A survey plots those setback lines on the actual parcel. Your site plan then shows whether the proposed building sits inside the buildable area. If the survey is off by even a few feet, the building envelope shifts and your project may appear non-compliant on paper, even if the physical site would pass.
Zoning reviewers catch this every day. A corrected survey takes weeks. A corrected site plan adds more time on top of that.
Easements and Restricted Areas
Easements are recorded rights that allow others to use part of your property for a specific purpose. Utility easements, drainage easements and access easements all restrict where you can build.
A commercial survey locates those easements precisely. Without that data, a developer can propose a structure that sits directly on top of a recorded easement. That won’t pass zoning review. It also won’t get a building permit.
The Role of Surveys in the Permitting Process
Local permitting agencies require survey data as part of most commercial permit applications. That requirement exists because permit reviewers need to verify that the proposed work complies with local codes at the specific location.
What Reviewers Look For
Permit reviewers check the survey against several things:
- Do the proposed improvements fit within the legal property lines?
- Are all setback requirements met based on accurate boundary data?
- Do easements and restrictions allow the proposed use?
- Does the site plan match the survey dimensions?
A survey that doesn’t match the site plan creates a discrepancy. Reviewers flag it. The application stalls.
When Inaccurate Surveys Cause Delays
Outdated surveys are a common source of permit rejections. An old survey may not reflect current site conditions, recent easement recordings or updated right-of-way lines.
Some developers reuse surveys from a prior transaction to cut costs. That approach often backfires. Permit agencies in many jurisdictions require surveys dated within a specific window, and some require a new survey for each permit application.
Building Approvals: Where Surveys Make or Break the Timeline
A building permit approval is the final gate before construction starts. The survey has to hold up at this stage too.
Building departments cross-check the survey against:
- Zoning approvals already on file
- Site plan dimensions and setback compliance
- Flood zone data and base flood elevation requirements
- Utility and drainage plans that reference survey elevations
If any of those references don’t align with the current survey, the building department issues a correction notice. That notice pauses your approval until the discrepancy is resolved.
On a commercial project, a two-week correction cycle can push a construction start by 30 to 60 days once contractor schedules and material lead times are factored in.
What Happens When Survey Data Is Missing or Outdated
Permit agencies won’t approve an application on incomplete survey data. They’ll request additional information or reject the submission outright.
Common outcomes when survey data falls short:
- Application returned for a revised or updated survey
- Zoning variance denied due to unverified setback compliance
- Building permit placed on hold pending survey corrections
- Site plan rejected because dimensions don’t match the legal description
Each of those outcomes adds cost. Getting a new survey mid-project is more expensive than ordering the right survey before the application is filed.

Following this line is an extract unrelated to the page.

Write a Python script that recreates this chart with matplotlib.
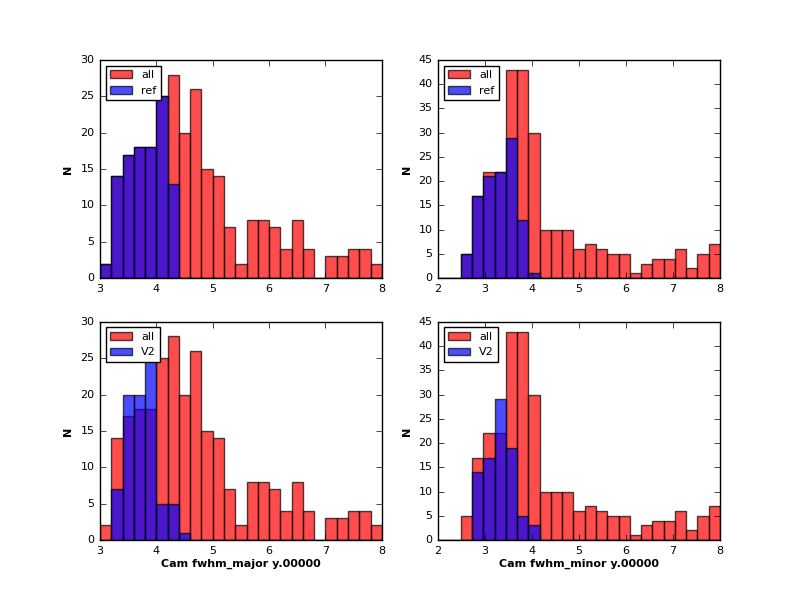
import numpy as np
import matplotlib
matplotlib.use('Agg')
import matplotlib.pyplot as plt

plt.style.use('classic')

# fwhm_major histograms: 25 bins from 3 to 8
major_edges = np.linspace(3, 8, 26)
major_all = [2, 14, 17, 18, 18, 25, 28, 20, 26, 15, 14, 7, 2, 8, 8, 7, 4, 8, 4, 0, 3, 3, 4, 4, 2]
major_ref = [2, 14, 17, 18, 18, 25, 13, 0, 0, 0, 0, 0, 0, 0, 0, 0, 0, 0, 0, 0, 0, 0, 0, 0, 0]
major_v2 = [0, 7, 20, 20, 25, 5, 5, 1, 0, 0, 0, 0, 0, 0, 0, 0, 0, 0, 0, 0, 0, 0, 0, 0, 0]

# fwhm_minor histograms: 25 bins from 2 to 8
minor_edges = np.linspace(2, 8, 26)
minor_all = [0, 0, 5, 17, 22, 22, 43, 43, 30, 10, 10, 10, 6, 7, 6, 5, 5, 1, 3, 4, 4, 6, 2, 5, 7]
minor_ref = [0, 0, 5, 17, 21, 22, 29, 12, 1, 0, 0, 0, 0, 0, 0, 0, 0, 0, 0, 0, 0, 0, 0, 0, 0]
minor_v2 = [0, 0, 0, 14, 17, 29, 19, 5, 3, 0, 0, 0, 0, 0, 0, 0, 0, 0, 0, 0, 0, 0, 0, 0, 0]

xlabel_major = 'Cam fwhm_major y.00000'
xlabel_minor = 'Cam fwhm_minor y.00000'

fig, axes = plt.subplots(2, 2, figsize=(8, 6), dpi=100)
fig.patch.set_facecolor('white')


def draw(ax, edges, all_counts, sub_counts, sub_label, ymax):
    w = edges[1] - edges[0]
    ax.bar(edges[:-1], all_counts, width=w, align='edge', color='r', alpha=0.7,
           edgecolor='k', linewidth=1, label='all')
    ax.bar(edges[:-1], sub_counts, width=w, align='edge', color='b', alpha=0.7,
           edgecolor='k', linewidth=1, label=sub_label)
    ax.set_xlim(edges[0], edges[-1])
    ax.set_ylim(0, ymax)
    ax.set_ylabel('N', fontsize=8, fontweight='bold')
    ax.tick_params(labelsize=8)
    ax.legend(loc='upper left', fontsize=8)


draw(axes[0, 0], major_edges, major_all, major_ref, 'ref', 30)
draw(axes[0, 1], minor_edges, minor_all, minor_ref, 'ref', 45)
draw(axes[1, 0], major_edges, major_all, major_v2, 'V2', 30)
draw(axes[1, 1], minor_edges, minor_all, minor_v2, 'V2', 45)

axes[1, 0].set_xlabel(xlabel_major, fontsize=8, fontweight='bold', labelpad=2)
axes[1, 1].set_xlabel(xlabel_minor, fontsize=8, fontweight='bold', labelpad=2)

plt.savefig('out.png', dpi=100, facecolor='white')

How to Set Up Your Survey for a Smooth Approval
Getting the right survey upfront saves time at every stage of the approval process.
Order the survey before site planning starts. Give your architect and civil engineer current survey data before they draw a single line. Site plans built on accurate survey data rarely fail for dimensional reasons.
Confirm what the permit agency requires. Different jurisdictions require different survey types and formats. Ask the permitting office what they need before you order the survey.
Check for recorded easements in advance. Ask your surveyor to research all recorded easements on the parcel, not just the ones visible in the field. Recently filed easements can surface during review if the surveyor doesn’t catch them first.
Verify the survey matches your legal description. The boundary description in your deed must match the survey exactly. Any gap between the two raises a red flag during title and zoning review.
Work with a licensed surveyor who knows local requirements. Local experience matters. A surveyor who works regularly in your jurisdiction knows what the permitting office expects and formats the deliverable accordingly.
Frequently Asked Questions
Why does a commercial property survey matter for zoning approval?
Zoning approval requires proof that a proposed project fits within the rules assigned to the parcel. A survey provides the exact boundary and setback data that zoning reviewers use to make that determination. Without it, there’s no way to confirm compliance on paper.
What type of survey is required for a commercial building permit?
Most commercial permit applications require a boundary survey at minimum. Some jurisdictions also require a topographic survey, an as-built survey or a site plan based on survey data. Requirements vary by location, so confirm with the local permitting office before ordering.
Can I use an old survey for a new permit application?
Many permitting agencies require surveys dated within a specific period, often within one to three years of the application. Using an outdated survey risks rejection, especially if site conditions or recorded easements have changed since the survey was done.
What happens if an easement is missed on a commercial survey?
A missed easement can result in a proposed structure being placed on restricted land. That triggers a permit rejection and may require redesigning the site plan. In some cases, it can also create legal exposure if construction proceeds without resolving the easement conflict.
How does a commercial survey connect to building approval timelines?
Building departments cross-check survey data against zoning approvals, site plans and flood zone requirements before issuing a building permit. Discrepancies between the survey and any of those documents result in correction notices that pause the approval process until the issue is resolved.